Accordingly, in light of Shaw, the unraised claim—which was preserved by a timely objection and supported by a factual basis in the record—was materially stronger than the claim related to juror misconduct.
B. Prejudice Prong
The Court now turns to the prejudice prong of Strickland. Although the Indiana Court of Appeals did not explicitly find that the Petitioner had failed to demonstrate prejudice, its quotation from Shaw v. State explaining that "[a]ppellate counsel would not have been able to demonstrate prejudice because Shaw had been granted a continuance[,]" (Id. at 21 (quoting Shaw v. State, 898 N.E.2d 465, 470 (Ind. Ct. App. 2008)), implicitly stated that the Petitioner had not satisfied the prejudice prong of Strickland. Moreover, it is not relevant "whether or not the state court reveals which of the elements in a multipart claim it found insufficient, for § 2254(d) applies when a 'claim,' not a component of one, has been adjudicated." Harrington v. Richter, 562 U.S. 86, 98 (2011).
Here, the analysis of prejudice is guided by Shaw:
On the question of prejudice, the Indiana appellate court said simply that Shaw, because he was given extra time to prepare for trial, was not prejudiced by the court's granting of the prosecution's motion to amend. But that takes too narrow a view of the matter. Strickland requires us to ask whether there is a reasonable probability that, but for [appellate counsel's] unprofessional errors, the result of Shaw's direct appeal would have been different. In assessing prejudice, we must bear in mind once again that we are making a comparative inquiry about counsel's choices; we are not resolving any issue of state law, and we are not telling the Indiana judiciary how it should approach this issue. Prejudice exists, however, if counsel bypassed an nonfrivolous argument that, if successful, would have resulted in the vacation of Shaw's conviction . . . . If one is entitled to a dismissal, a continuance is no comfort. And when evaluating prejudice, unlike when evaluating attorney performance, hindsight is permissible.721 F.3d at 918 (quotation marks, brackets, and citations omitted).

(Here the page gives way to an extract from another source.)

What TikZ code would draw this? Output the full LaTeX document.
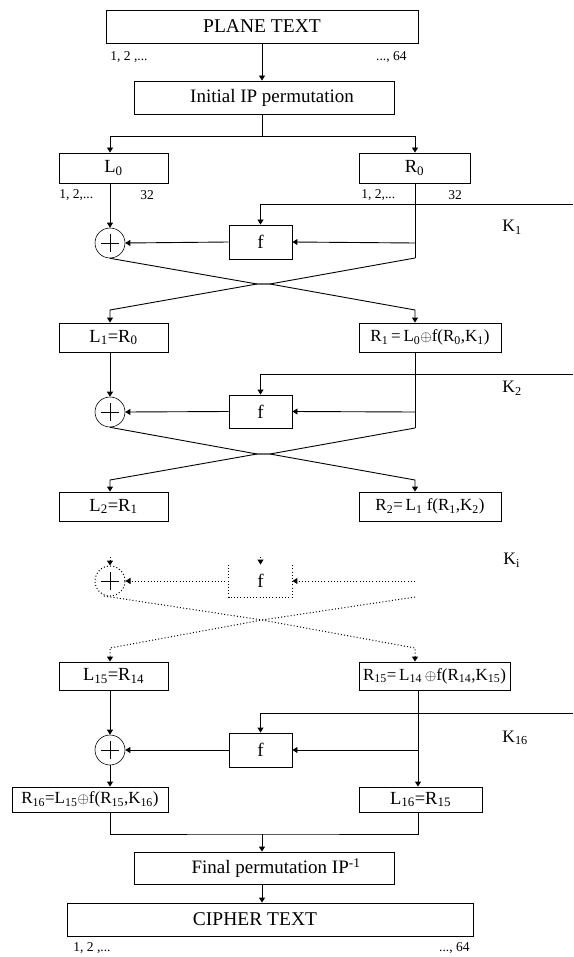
\documentclass[tikz,border=0pt]{standalone}
\usepackage{fontspec}
\setmainfont{Liberation Serif}
\usetikzlibrary{arrows.meta}
\newcommand{\sbs}[1]{\textsubscript{#1}}
\newcommand{\sps}[1]{\textsuperscript{#1}}
\newcommand{\xo}{\scalebox{0.85}{$\oplus$}}
\begin{document}
\begin{tikzpicture}[x=1pt,y=-1pt, line width=0.9pt,
  box/.style={draw, rectangle, inner sep=0pt, font=\fontsize{18.5}{18.5}\selectfont},
  longbox/.style={draw, rectangle, inner sep=0pt, font=\fontsize{17}{17}\selectfont},
  bigbox/.style={draw, rectangle, inner sep=0pt, font=\fontsize{19.5}{19.5}\selectfont},
  midbox/.style={draw, rectangle, inner sep=0pt, font=\fontsize{19}{19}\selectfont},
  fbox/.style={draw, rectangle, inner sep=0pt, minimum width=63pt, font=\fontsize{19}{19}\selectfont},
  xorc/.style={draw, circle, minimum size=30pt, inner sep=0pt, line width=0.6pt,
    path picture={\draw[solid, line width=0.9pt]
      ([xshift=-9pt]path picture bounding box.center) -- ([xshift=9pt]path picture bounding box.center)
      ([yshift=-9pt]path picture bounding box.center) -- ([yshift=9pt]path picture bounding box.center);}},
  arr/.style={-{Triangle[length=5pt,width=6pt]}},
  small/.style={font=\fontsize{13.5}{13.5}\selectfont, inner sep=0pt},
  klbl/.style={font=\fontsize{17.5}{17.5}\selectfont, inner sep=0pt, anchor=west},
  dots/.style={line width=1pt, dash pattern=on 1pt off 2.2pt}
]
\useasboundingbox (0,0) rectangle (573,957);
\coordinate (cL) at (110,0);
\coordinate (cR) at (415,0);
\coordinate (cR2) at (418,0);

% top
\node[bigbox, minimum width=312pt, minimum height=33pt] (plain) at (262,26.5) {PLANE TEXT};
\node[small, anchor=west] (pl1) at (110,57) {1, 2 ,...};
\node[small, anchor=east] (pl2) at (407,57) {..., 64};
\node[midbox, minimum width=260pt, minimum height=33pt] (ip) at (264,97.5) {\hspace*{16pt}Initial IP permutation};
\draw[arr] (plain.south) -- (plain.south |- ip.north);
\coordinate (sp) at (262,136);
\draw (ip.south -| sp) -- (sp);

\node[box, minimum width=109pt, minimum height=30pt] (L0) at (113.5,168) {L\sbs{0}};
\node[box, minimum width=111pt, minimum height=30pt] (R0) at (414.5,168) {R\sbs{0}};
\draw[arr] (sp) -| (cL |- L0.north);
\draw[arr] (sp) -| (cR |- R0.north);
\node[small, anchor=west] (l0a) at (59,195) {1, 2,...};
\node[small, anchor=west] (l0b) at (140,195) {32};
\node[small, anchor=west] (r0a) at (361,195) {1, 2,...};
\node[small, anchor=west] (r0b) at (448,195) {32};

% round 1
\node[xorc] (x1) at (110,243) {};
\node[fbox, minimum height=34pt] (f1) at (260.5,242) {f};
\coordinate (k1) at (573,204);
\node[klbl] (K1) at (502,227) {K\sbs{1}};
\draw[arr] (cL |- L0.south) -- (x1.north);
\draw[arr] (k1) -| (f1.north);
\coordinate (r1a) at (415,243);
\coordinate (r1b) at (415,258);
\draw (cR |- R0.south) -- (r1b);
\draw[arr] (r1a) -- (f1.east);
\draw[arr] (f1.west) -- (x1.east);
\coordinate (c1l) at (257,284);
\coordinate (c1r) at (270,284);
\coordinate (d1l) at (110,310);
\coordinate (d1r) at (415,310);

\node[box, minimum width=109pt, minimum height=29pt] (L1) at (113.5,337.5) {L\sbs{1}=R\sbs{0}};
\node[longbox, minimum width=142pt, minimum height=29pt] (R1) at (430,337.5) {R\sbs{1}\,=\,L\sbs{0}\xo f(R\sbs{0},K\sbs{1})};
\draw[arr] (r1b) -- (c1r) -- (c1l) -- (d1l) -- (cL |- L1.north);
\draw[arr] (x1.south) -- (c1l) -- (c1r) -- (d1r) -- (cR |- R1.north);

% round 2
\node[xorc] (x2) at (110,412) {};
\node[fbox, minimum height=33pt] (f2) at (260.5,411.5) {f};
\coordinate (k2) at (573,374);
\node[klbl] (K2) at (502,388) {K\sbs{2}};
\draw[arr] (cL |- L1.south) -- (x2.north);
\draw[arr] (k2) -| (f2.north);
\coordinate (r2a) at (415,412);
\coordinate (r2b) at (415,428);
\draw (cR |- R1.south) -- (r2b);
\draw[arr] (r2a) -- (f2.east);
\draw[arr] (f2.west) -- (x2.east);
\coordinate (c2l) at (257,454);
\coordinate (c2r) at (270,454);
\coordinate (d2l) at (110,480);
\coordinate (d2r) at (415,480);

\node[box, minimum width=109pt, minimum height=29pt] (L2) at (113.5,506.5) {L\sbs{2}=R\sbs{1}};
\node[longbox, minimum width=142pt, minimum height=29pt] (R2) at (430,506.5) {R\sbs{2}=\,L\sbs{1} f(R\sbs{1},K\sbs{2})};
\draw[arr] (r2b) -- (c2r) -- (c2l) -- (d2l) -- (cL |- L2.north);
\draw[arr] (x2.south) -- (c2l) -- (c2r) -- (d2r) -- (cR |- R2.north);

% dotted round i
\node[xorc, dots] (xi) at (110,581) {};
\node[inner sep=0pt, minimum width=63pt, minimum height=32pt, font=\fontsize{19}{19}\selectfont] (fi) at (260.5,581) {f};
\draw[dots] (fi.north west) -- (fi.south west) -- (fi.south east) -- (fi.north east);
\coordinate (ti) at (110,557);
\coordinate (tf) at (260.5,557);
\draw[arr, dots] (ti) -- (xi.north);
\draw[arr, dots] (tf) -- (fi.north);
\node[klbl] (Ki) at (503,560) {K\sbs{i}};
\coordinate (ria) at (415,581);
\draw[arr, dots] (ria) -- (fi.east);
\draw[arr, dots] (fi.west) -- (xi.east);
\coordinate (eil) at (104,596);
\coordinate (eir) at (415,597);
\coordinate (ci) at (262,620);
\coordinate (dil) at (110,648);
\coordinate (dir) at (415,648);

\node[box, minimum width=109pt, minimum height=28pt] (L15) at (113.5,676) {L\sbs{15}=R\sbs{14}};
\node[longbox, minimum width=151pt, minimum height=28pt] (R15) at (434.5,676) {R\sbs{15}=\,L\sbs{14}\,\xo f(R\sbs{14},K\sbs{15})};
\draw[arr, dots] (eir) -- (ci) -- (dil) -- (cL |- L15.north);
\draw[arr, dots] (eil) -- (ci) -- (dir) -- (cR |- R15.north);

% round 16
\node[xorc] (x16) at (110,750) {};
\node[fbox, minimum height=34pt] (f16) at (260.5,750) {f};
\coordinate (k16) at (573,713);
\node[klbl] (K16) at (502,738) {K\sbs{16}};
\node[longbox, minimum width=156pt, minimum height=25pt] (R16) at (90,799.5) {R\sbs{16}=L\sbs{15}\xo f(R\sbs{15},K\sbs{16})};
\node[box, minimum width=123pt, minimum height=25pt] (L16) at (420.5,799.5) {L\sbs{16}=R\sbs{15}};
\draw[arr] (cL |- L15.south) -- (x16.north);
\draw[arr] (x16.south) -- (cL |- R16.north);
\draw[arr] (k16) -| (f16.north);
\draw[arr] (cR2 |- R15.south) -- (cR2 |- L16.north);
\coordinate (r16a) at (418,750);
\draw[arr] (r16a) -- (f16.east);
\draw[arr] (f16.west) -- (x16.east);

% bottom
\coordinate (m) at (262,834);
\node[midbox, minimum width=260pt, minimum height=32pt] (fin) at (264,868) {\hspace*{24pt}Final permutation IP\sps{-1}};
\node[bigbox, minimum width=406pt, minimum height=33pt] (ciph) at (270,919.5) {CIPHER TEXT\hspace*{30pt}};
\draw (cL |- R16.south) |- (m) -| (cR2 |- L16.south);
\draw[arr] (m) -- (m |- fin.north);
\draw[arr] (fin.south -| m) -- (m |- ciph.north);
\node[small, anchor=west] (cp1) at (73,948) {1, 2 ,...};
\node[small, anchor=east] (cp2) at (470,948) {..., 64};
\end{tikzpicture}
\end{document}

Once again, the Petitioner's claim that the second amendment of his information was untimely has the same legal basis and the same legal consequences as the claim raised in Shaw. Like Shaw, the amendment added a new charge against the Petitioner. And, as in Shaw, if the Petitioner were to obtain relief on this claim, his conviction on the new charges would be vacated.
As previously explained, the validity of the State's second effort to amend the information would have been materially stronger than both the waived first amended information claim and the speculative, factually unsupported claim of juror misconduct that were raised. "With that much accepted, there is no further role for the federal judiciary: whether the Indiana appellate court would have been persuaded, or if not, whether the Indiana Supreme Court would have granted transfer, is immaterial." Id. at 914. In light of Shaw, the Court must conclude that it was unreasonable for the Indiana Court of Appeals to have found that the Petitioner was not prejudiced by his appellate counsel's failure to raise a claim based on the State's untimely second amendment to the information.
C. Relief
The relief to which the Petitioner is entitled is also guided by Shaw. "[T]he relief to which Shaw is entitled is a new direct appeal. Should Indiana choose to grant this relief, instead of releasing Shaw outright, the Indiana appellate courts will be free to consider all pertinent issues of state law at that time." Id. at 919. Similarly, the Petitioner is entitled to a new direct appeal. The State can decide whether to release the Petitioner or grant him a new direct appeal with the assistance of counsel. If the State has not granted him leave to file a new direct appeal within 120 days of this Order, the Petitioner must be released. If he is granted a new direct appeal, nothing in this Opinion and Order limits what issues counsel may raise in that appeal. Therefore, habeas corpus relief will be conditionally granted. See Wilkinson v. Dotson, 544 U.S. 74, 87 (2005) (Scalia J., concurring) ("Conditional writs enable habeas courts to give States time to replace an invalid judgment with a valid one.").
CONCLUSION
Because the performance of the Petitioner's appellate counsel was deficient and he suffered prejudice as a result, the Amended Petition Under 28 U.S.C. § 2254 for Writ of Habeas Corpus by a Person in State Custody [ECF No. 39] is CONDITIONALLY GRANTED as to Ground Four of the Amended Petition. Within 120 days of this Order, the State must either release the Petitioner or grant him leave to file a new direct appeal with the assistance of counsel.
SO ORDERED on June 1, 2015.
s/ Theresa L. Springmann
THERESA L. SPRINGMANN
UNITED STATES DISTRICT COURT
FORT WAYNE DIVISION
772 N.E.2d 449, 462 (Ind. Ct. App. 2002).